If you find yourself drinking an oversized cocktail called the Earthquake, you know there are bound to be ramifications. The Terremoto was invented at the picada El Hoyo, which translates as “the hole”, when some visiting German reporters who were covering the damage of a recent earthquake asked for something refreshing. The waiter, Guillermo Valenzuela, added a scoop of ice cream to a glass of pipeño, a type of sweet, young, unfiltered table wine, to which the Germans replied, “Now this truly is an earthquake.” The name stuck and El Hoyo, founded in 1912 south of Estación Central, suddenly had a famous drink that continues to bring in patrons from around the city who stay to indulge in hearty traditional Chilean dishes like pernil con papas (pork leg with boiled potatoes) or mechada (meatloaf). The typical Terremoto recipe mixes pineapple ice cream, pipeño and a splash of a bitter such as fernet in a 500ml glass. Some variations might swap in pisco or licor de granadina (pomegranate liquor) instead of fernet. In most cases, after the first glass your legs are shaky. The second glass, called a Temblor or Aftershock, is usually smaller, as you might imagine.
Translated as a “café with legs”, Café con Piernas is the type of place that has been gradually disappearing in Santiago.
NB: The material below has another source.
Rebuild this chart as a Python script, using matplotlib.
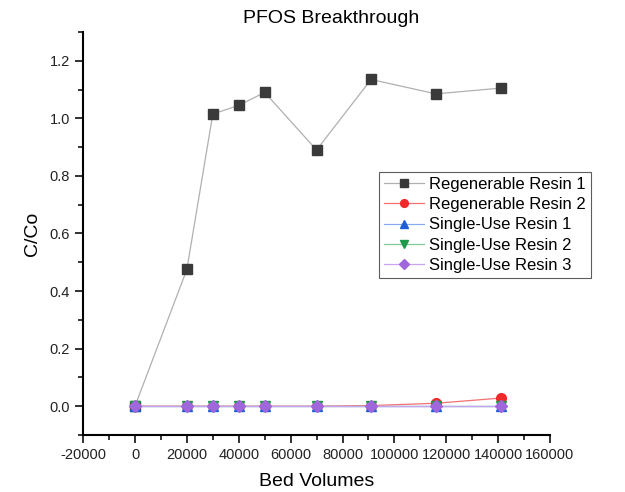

The name of these mostly downtown establishments was originated by the clothing the waitresses wore when serving customers.
Contrasting Santiago’s rather conservative image, these cafés, have been around since the 1960s. Café Haiti, the most elegant of the type, launched as an Italian- style coffee bar to serve businessmen stepping out of office buildings. Haiti, on a busy street, remains the most polished of these cafés, marked by tinted windows and neon lights, and sells its own line of delicious coffee. Inside the atmosphere is more a disco with thumping with most clientele coming for no more than 10 or 20 minutes to sip one of their famed espressos before going back to work.
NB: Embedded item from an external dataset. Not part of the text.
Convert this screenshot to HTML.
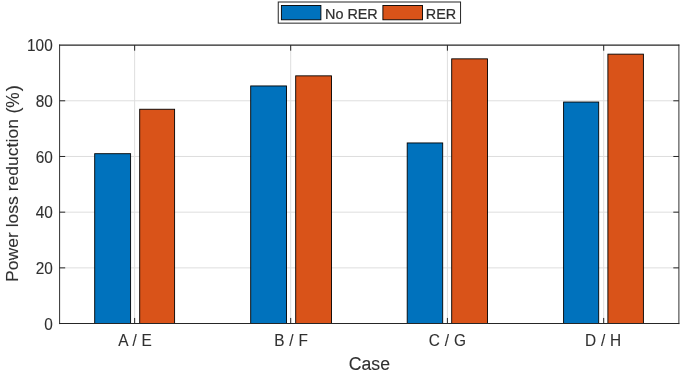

Between 1850-1875, the government recruited thousands of Germans to help settle the south of Chile – an act that transformed the national cuisine over the next century. One of the dishes that best exemplify this influence is the crudo. Translating simply as “raw”, the dish is made with finely chopped uncooked minced beef, lemon juice and chopped onion that’s set on a piece of pre- sliced white bread with a sauce of yogurt and mayonnaise. A Chilean crudo is similar to a tartare, and it most likely originated from the German dish mett, which uses pork instead of beef (cattle farming is common in southern Chile so it was adapted). The snack is most famously served at the bar of Café Haussmann, a German-style pub that was originally founded in Valdivia more than 50 years ago, but also has a Santiago location in Las Condes. The bar serves their crudos with slices of lemon, to be drizzled over the minced meat, alongside their house beers and classic Chilean sandwiches. You’ll also find straightforward crudos being served in traditional bars and restaurants around Santiago, as well as in modern restaurants that have made variations with ingredients like maqui berries and deer meat.
Nobel Prize-winning poet and celebrated food lover Pablo Neruda believed that wine tasted better out of coloured glasses, which he used to serve his friends, and which you can see in droves at his house-museum, La Chascona, named after his then mistress (and later wife) Matilde Urrutia, who was known to have wild, curly red hair. Neruda lived a life of dinner parties and celebrity guests, who came to eat and drink in the colourful rooms of his whimsical house, which was lined with objet d’art and knick-knacks ranging from portraits from Mexican muralist Diego Rivera to hand-carved wooden figureheads and shells collected on the coast. The architecture of the house, at the foot of Cerro San Cristobal in the bohemian Bellavista neighborhood, was inspired by the sea, with rooms resembling the cabin of a boat, some porthole windows, a bar built with wood from a French ship and a living room that resembles a lighthouse. One of the poet’s three house-museums in Chile (the others are in Valparaíso and Isla Negra on the coast), La Chascona now has a small café and gift shop that serve as waiting areas before the guided tours of the property, one of the biggest tourist attractions in Santiago.